#### RECORDED DATA
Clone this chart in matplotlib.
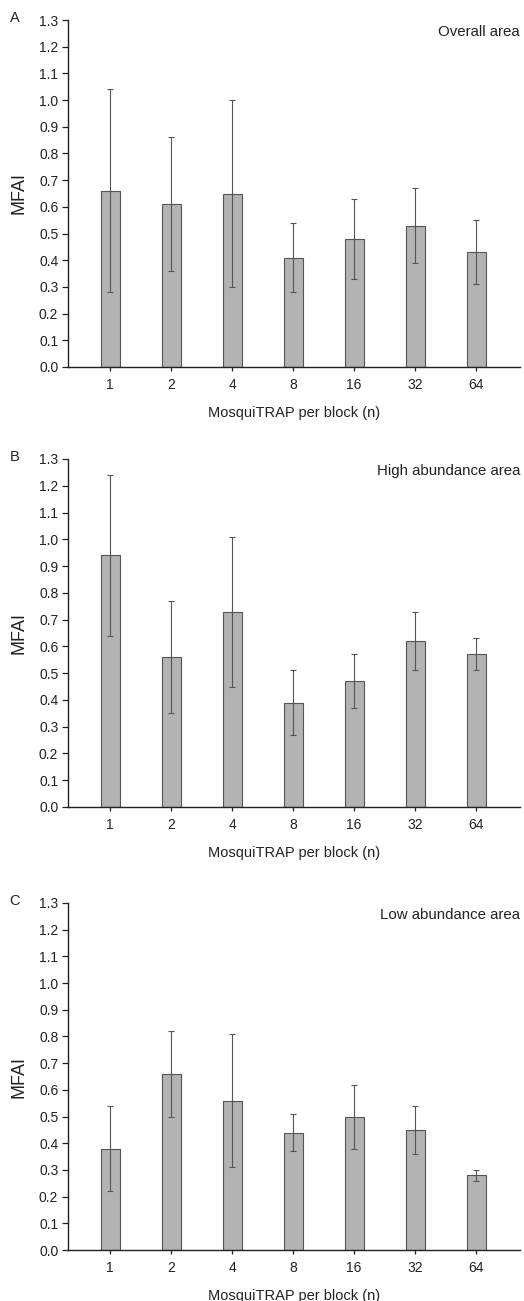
import matplotlib
matplotlib.use("Agg")
import matplotlib.pyplot as plt
import numpy as np

plt.rcParams['font.family'] = ['Liberation Sans', 'DejaVu Sans']

categories = ["1", "2", "4", "8", "16", "32", "64"]
yticks = [0.0, 0.1, 0.2, 0.3, 0.4, 0.5, 0.6, 0.7, 0.8, 0.9, 1.0, 1.1, 1.2, 1.3]

panel_letters = ["A", "B", "C"]
panel_titles = ["Overall area", "High abundance area", "Low abundance area"]

overall_mean = [0.66, 0.61, 0.65, 0.41, 0.48, 0.53, 0.43]
overall_low = [0.28, 0.36, 0.30, 0.28, 0.33, 0.39, 0.31]
overall_high = [1.04, 0.86, 1.00, 0.54, 0.63, 0.67, 0.55]

high_mean = [0.94, 0.56, 0.73, 0.39, 0.47, 0.62, 0.57]
high_low = [0.64, 0.35, 0.45, 0.27, 0.37, 0.51, 0.51]
high_high = [1.24, 0.77, 1.01, 0.51, 0.57, 0.73, 0.63]

low_mean = [0.38, 0.66, 0.56, 0.44, 0.50, 0.45, 0.28]
low_low = [0.22, 0.50, 0.31, 0.37, 0.38, 0.36, 0.26]
low_high = [0.54, 0.82, 0.81, 0.51, 0.62, 0.54, 0.30]

means = [overall_mean, high_mean, low_mean]
lows = [overall_low, high_low, low_low]
highs = [overall_high, high_high, low_high]

W, H = 524, 1301
fig = plt.figure(figsize=(W / 100, H / 100), dpi=100)

# (top, bottom) in pixels for each panel
panel_px = [(20, 367), (459, 807), (903, 1250)]
left_px, right_px = 68, 520

for i in range(3):
    top, bot = panel_px[i]
    ax = fig.add_axes([left_px / W, 1 - bot / H, (right_px - left_px) / W, (bot - top) / H])
    x = np.arange(len(categories))
    m = np.array(means[i])
    lo = m - np.array(lows[i])
    hi = np.array(highs[i]) - m
    ax.bar(x, m, width=0.31, color="#b3b3b3", edgecolor="#555555", linewidth=0.8, zorder=2)
    ax.errorbar(x, m, yerr=[lo, hi], fmt="none", ecolor="#555555", elinewidth=0.8,
                capsize=2.5, capthick=0.8, zorder=3)
    ax.set_xlim(-0.69, 6.72)
    ax.set_ylim(0, 1.3)
    ax.set_xticks(x)
    ax.set_xticklabels(categories)
    ax.set_yticks(yticks)
    ax.set_yticklabels([f"{v:.1f}" for v in yticks])
    for s in ["top", "right"]:
        ax.spines[s].set_visible(False)
    for s in ["left", "bottom"]:
        ax.spines[s].set_linewidth(1.0)
        ax.spines[s].set_color("#222222")
    ax.tick_params(axis="y", direction="out", length=4, width=0.9, labelsize=10, pad=3, colors="#222222")
    ax.tick_params(axis="x", direction="out", length=3, width=0.9, labelsize=10, pad=5, colors="#222222")
    ax.set_xlabel("MosquiTRAP per block (n)", fontsize=10.5, labelpad=10, color="#222222")
    ax.set_ylabel("MFAI", fontsize=13, labelpad=8, color="#222222")
    ax.text(1.0, 0.985, panel_titles[i], transform=ax.transAxes, ha="right", va="top",
            fontsize=10.8, color="#222222")
    fig.text(15 / W, 1 - (top - 2) / H, panel_letters[i], ha="center", va="center",
             fontsize=10.5, color="#222222")

fig.savefig("out.png", dpi=100)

#### INSTRUCTIONS FOR THE TASK
Repeat, with no pictures, each line from the beginning of the data through the line containing "plt.rcParams['font.family'] = ['Liberation", inclusive.

#### COMPLETE OUTPUT
Clone this chart in matplotlib.
import matplotlib
matplotlib.use("Agg")
import matplotlib.pyplot as plt
import numpy as np

plt.rcParams['font.family'] = ['Liberation Sans', 'DejaVu Sans']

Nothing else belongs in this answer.